The HMV/Zavvi case is an interesting contrast to a case earlier this year, where the OFT decided, in accordance with its restated policy, not to accept the failing firm defence in deciding to refer the Holland & Barrett/ Julian Graves merger to the CC. The OFT believed that the acquisition of Julian Graves resulted or could be expected to result in a substantial lessening of competition within the UK specialist health food products market. In addition, the OFT found that the parties are each other's closest competitor and that the merged entity would not face sufficient constraint from any other retailers. There was also good evidence of other viable purchasers.
The OFT adopts a cautious, stringent approach in assessing ‘failing firm’ claims and the ‘sufficient compelling evidence’ standard required to demonstrate that the ‘failing firm’ criteria are satisfied is a tough test to meet.
The OFT only accepts independently verifiable evidence for its assessment and will not rely on self-serving speculation from the parties.

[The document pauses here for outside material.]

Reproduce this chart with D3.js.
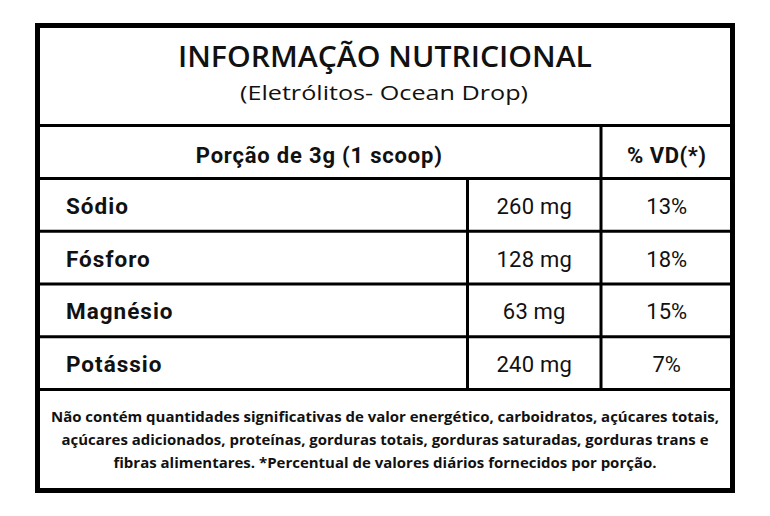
<!DOCTYPE html>
<html>
<head>
<meta charset="utf-8">
<script src="https://cdn.jsdelivr.net/npm/d3@7"></script>
<style>
  body { margin: 0; background: #fff; }
  text { fill: #111; }
</style>
</head>
<body>
<div id="chart"></div>
<script>
const title = 'INFORMAÇÃO NUTRICIONAL';
const subtitle = '(Eletrólitos- Ocean Drop)';
const servingLabel = 'Porção de 3g (1 scoop)';
const dvLabel = '% VD(*)';
const nutrients = ['Sódio', 'Fósforo', 'Magnésio', 'Potássio'];
const amounts = ['260 mg', '128 mg', '63 mg', '240 mg'];
const dailyValues = ['13%', '18%', '15%', '7%'];
const footnotes = [
  'Não contém quantidades significativas de valor energético, carboidratos, açúcares totais,',
  'açúcares adicionados, proteínas, gorduras totais, gorduras saturadas, gorduras trans e',
  'fibras alimentares. *Percentual de valores diários fornecidos por porção.'
];

const width = 770;
const height = 516;
const boxLeft = 37.5, boxRight = 732.5, boxTop = 25.5, boxBottom = 490.5;
const titleBottom = 125.5;
const headerBottom = 178.5;
const tableBottom = 389.5;
const col1 = 467.5, col2 = 601;

const svg = d3.select('#chart').append('svg')
  .attr('width', width)
  .attr('height', height);

const y = d3.scaleBand()
  .domain(nutrients)
  .range([headerBottom, tableBottom]);

const rows = nutrients.map((n, i) => ({ name: n, amount: amounts[i], dv: dailyValues[i] }));

// grid lines
const lines = svg.append('g').attr('class', 'lines')
  .attr('stroke', '#000')
  .attr('stroke-width', 3);

lines.selectAll('line.h')
  .data([titleBottom, headerBottom].concat(nutrients.slice(1).map(d => y(d)), [tableBottom]))
  .enter()
  .append('line')
  .attr('class', 'h')
  .attr('x1', boxLeft)
  .attr('x2', boxRight)
  .attr('y1', d => d)
  .attr('y2', d => d);

lines.append('line')
  .attr('x1', col1).attr('x2', col1)
  .attr('y1', headerBottom).attr('y2', tableBottom);

lines.append('line')
  .attr('x1', col2).attr('x2', col2)
  .attr('y1', titleBottom).attr('y2', tableBottom);

svg.append('rect')
  .attr('x', boxLeft)
  .attr('y', boxTop)
  .attr('width', boxRight - boxLeft)
  .attr('height', boxBottom - boxTop)
  .attr('fill', 'none')
  .attr('stroke', '#000')
  .attr('stroke-width', 5);

// header texts
const mid = (boxLeft + boxRight) / 2;

svg.append('text')
  .attr('x', mid)
  .attr('y', 66.5)
  .attr('text-anchor', 'middle')
  .attr('font-family', 'Open Sans')
  .attr('font-weight', 600)
  .attr('font-size', 29)
  .attr('textLength', 414)
  .attr('lengthAdjust', 'spacingAndGlyphs')
  .text(title);

svg.append('text')
  .attr('x', 384)
  .attr('y', 100)
  .attr('text-anchor', 'middle')
  .attr('font-family', 'Open Sans')
  .attr('font-size', 20.5)
  .attr('textLength', 288)
  .attr('lengthAdjust', 'spacingAndGlyphs')
  .text(subtitle);

svg.append('text')
  .attr('x', (boxLeft + col2) / 2)
  .attr('y', 163)
  .attr('text-anchor', 'middle')
  .attr('font-family', 'Roboto')
  .attr('font-weight', 700)
  .attr('font-size', 22)
  .attr('letter-spacing', 0.8)
  .text(servingLabel);

svg.append('text')
  .attr('x', (col2 + boxRight) / 2)
  .attr('y', 163)
  .attr('text-anchor', 'middle')
  .attr('font-family', 'Roboto')
  .attr('font-weight', 700)
  .attr('font-size', 22)
  .attr('letter-spacing', 0.5)
  .text(dvLabel);

// body rows
const row = svg.append('g').attr('class', 'rows')
  .selectAll('g')
  .data(rows)
  .enter()
  .append('g')
  .attr('transform', d => `translate(0,${y(d.name) + y.bandwidth() / 2 + 9})`)
  .attr('font-family', 'Roboto')
  .attr('font-size', 22);

row.append('text')
  .attr('x', 66)
  .attr('font-weight', 700)
  .attr('font-size', 22.5)
  .attr('letter-spacing', 1)
  .text(d => d.name);

row.append('text')
  .attr('x', (col1 + col2) / 2)
  .attr('text-anchor', 'middle')
  .attr('letter-spacing', 0.2)
  .text(d => d.amount);

row.append('text')
  .attr('x', (col2 + boxRight) / 2)
  .attr('text-anchor', 'middle')
  .text(d => d.dv);

// footnote
const footWidths = [668, 647, 543];
svg.append('g').attr('class', 'foot')
  .selectAll('text')
  .data(footnotes)
  .enter()
  .append('text')
  .attr('x', 385)
  .attr('y', (d, i) => 421.5 + i * 23)
  .attr('text-anchor', 'middle')
  .attr('font-family', 'Open Sans')
  .attr('font-weight', 700)
  .attr('font-size', 14.5)
  .attr('textLength', (d, i) => footWidths[i])
  .attr('lengthAdjust', 'spacingAndGlyphs')
  .text(d => d);
</script>
</body>
</html>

Despite the current economic climate, it seems unlikely that the OFT will show greater leniency in the application of the ‘failing firm’ defence. As the OFT stated in its restatement “the OFT will not, regardless of prevailing economic and market conditions, relax the 'sufficient compelling evidence' standard required to demonstrate that a merger between close competitors is not itself the cause of any SLC (substantial lessening of competition)”.
Nonetheless, as this case shows, the standard applied by the OFT is attainable in practice if the necessary facts and evidence are produced and meritorious cases may proceed through clearance by the OFT relatively swiftly, without requiring a detailed market analysis by the regulator, as was the case in the Zavvi merger.